Health bosses have been warned they would face strong protests if they tried to close Carlisle’s cottage hospital.

Reiver House photo
Reiver House, in the grounds of Carlisle’s Cumberland Infirmary

The future of Reiver House is being considered as part of a move to provide more care in patients’ homes.

But NHS Cumbria Clinical Commissioning Group (CCG) has been warned that any attempt at closure would be fiercely resisted.

The threat to the future of the unit, in the grounds of the Cumberland Infirmary, has been discussed by members of Carlisle City Council’s ruling executive.

And they have asked authority chief executive Jason Gooding to write to the CCG highlighting their concerns.

Council deputy leader Elsie Martlew is also one of councillors for Castle, the ward in which Reiver House sits.

She said: “I don’t want to see any reduction of services in Carlisle. I’m concerned that its future is being considered.”

Reiver House has been providing step-up and step-down care to patients since late 2008. When it opened, health chiefs said it was key to reducing bed-blocking problems in the main hospital.

Acting like a cottage hospital, it allows GPs to admit patients who could not be cared for in their own homes.
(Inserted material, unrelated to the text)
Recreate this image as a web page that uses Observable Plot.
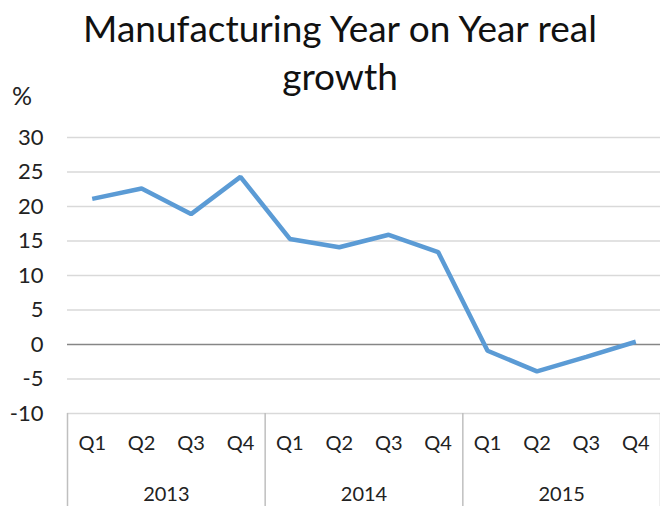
<!DOCTYPE html>
<html>
<head>
<meta charset="utf-8">
<script src="https://cdn.jsdelivr.net/npm/d3@7"></script>
<script src="https://cdn.jsdelivr.net/npm/@observablehq/plot@0.6"></script>
<style>
  body { margin: 0; background: #fff; font-family: Lato, "Open Sans", sans-serif; }
  #wrap { width: 660px; position: relative; }
  #title { height: 110px; position: relative; }
  #title .t { position: absolute; left: 20px; width: 640px; top: 4px; text-align: center; font-size: 37px; line-height: 48px; color: #111; white-space: nowrap; }
  #title .u { position: absolute; left: 12px; top: 80px; font-size: 25px; color: #222; }
</style>
</head>
<body>
<div id="wrap">
  <div id="title"><div class="t">Manufacturing Year on Year real<br>growth</div><div class="u">%</div></div>
  <div id="chart"></div>
</div>
<script>
const quarters = ["Q1","Q2","Q3","Q4","Q1","Q2","Q3","Q4","Q1","Q2","Q3","Q4"];
const years = ["2013","2014","2015"];
const values = [21.1, 22.6, 18.9, 24.3, 15.3, 14.1, 15.9, 13.4, -0.9, -3.9, -1.8, 0.4];
const yTicks = [-10, -5, 0, 5, 10, 15, 20, 25, 30];

const idx = values.map((d, i) => i);
const yearCenters = years.map((y, j) => j * 4 + 1.5);
const separators = [-0.5].concat(years.map((y, j) => j * 4 + 3.5));

const chart = Plot.plot({
  width: 660,
  height: 396,
  marginTop: 27,
  marginBottom: 93,
  marginLeft: 67,
  marginRight: 0,
  x: { domain: [-0.5, 11.5], axis: null },
  y: { domain: [-10, 30], axis: null },
  style: { fontFamily: "Lato, 'Open Sans', sans-serif", fontSize: "20px", color: "#222", background: "#fff" },
  marks: [
    Plot.gridY(yTicks.filter(d => d !== 0), { stroke: "#d9d9d9", strokeOpacity: 1, strokeWidth: 1.5 }),
    Plot.ruleY([0], { stroke: "#868686", strokeWidth: 1.5 }),
    Plot.axisY({ ticks: yTicks, tickFormat: d => String(d), tickSize: 0, tickPadding: 24, fontSize: 22, label: null }),
    Plot.axisX({ ticks: idx, tickFormat: i => quarters[i], tickSize: 0, tickPadding: 22, fontSize: 20, label: null }),
    Plot.axisX({ ticks: yearCenters, tickFormat: (d, j) => years[j], tickSize: 0, tickPadding: 73, fontSize: 20, label: null }),
    Plot.axisX({ ticks: separators, tickFormat: () => "", tickSize: 93, stroke: "#bfbfbf", strokeWidth: 1.5, label: null }),
    Plot.line(idx, { x: i => i, y: i => values[i], stroke: "#5b9bd5", strokeWidth: 4.5, strokeLinejoin: "miter", strokeLinecap: "butt" })
  ]
});
document.getElementById("chart").appendChild(chart);
</script>
</body>
</html>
Meanwhile, those who no longer need medical care but are not well enough to go home can also be cared for at Reiver House.
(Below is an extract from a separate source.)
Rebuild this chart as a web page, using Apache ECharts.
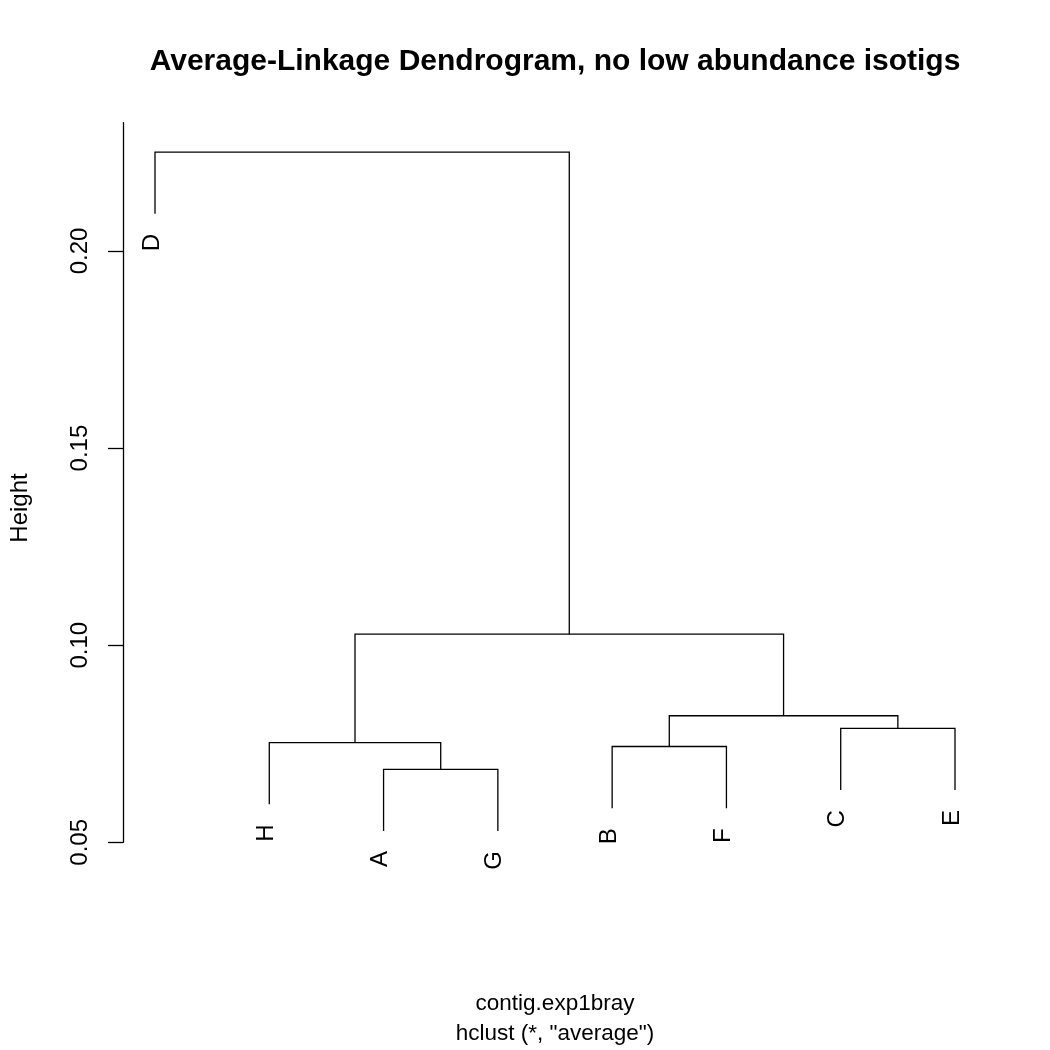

Mrs Martlew is concerned that any move to close the cottage hospital could have a negative impact on the infirmary.

She added: “Before it was opened we had tremendous problems with bed-blocking at the infirmary, which affected waiting lists.

“We in Carlisle need our cottage hospital just as much as those elsewhere do.

“Not only do we want to keep the services we’ve got, we want to enhance them.

“We don’t want to lose anything.”

The threat to Reiver House was revealed by The Cumberland News last month after the CCG told members of Cumbria’s health scrutiny committee, a panel of councillors, that they are looking at other options for providing care.

Although NHS-run, the 14-bed Reiver House building is leased from a private company.

Staff from the Cumbria Partnership Foundation Trust (CPFT), which runs all the area’s community hospitals, provide the care.

Instead, the CCG and community health trust are looking at whether they could use the funding to improve care in patients’ own homes.

A CCG spokesman said it follows a recent pilot scheme in Carlisle, but insisted discussions were at an early stage and that no decision had been taken.

Speculation over the future of Reiver House has reignited fears for north Cumbria’s community hospital network, which was under serious threat several years ago.

Back then the hospitals – including those in Brampton, Wigton, Penrith, Alston and Keswick – were saved following a major public backlash, in which entire communities took to the streets to fight bed cuts and possible closures.

John Holland, of the league of friends that supports the Brampton hospital, said since then the community hospitals had been key in providing step-up and step-down care to patients who are too ill to be at home but not sick enough to need a bed in one of the bigger hospitals.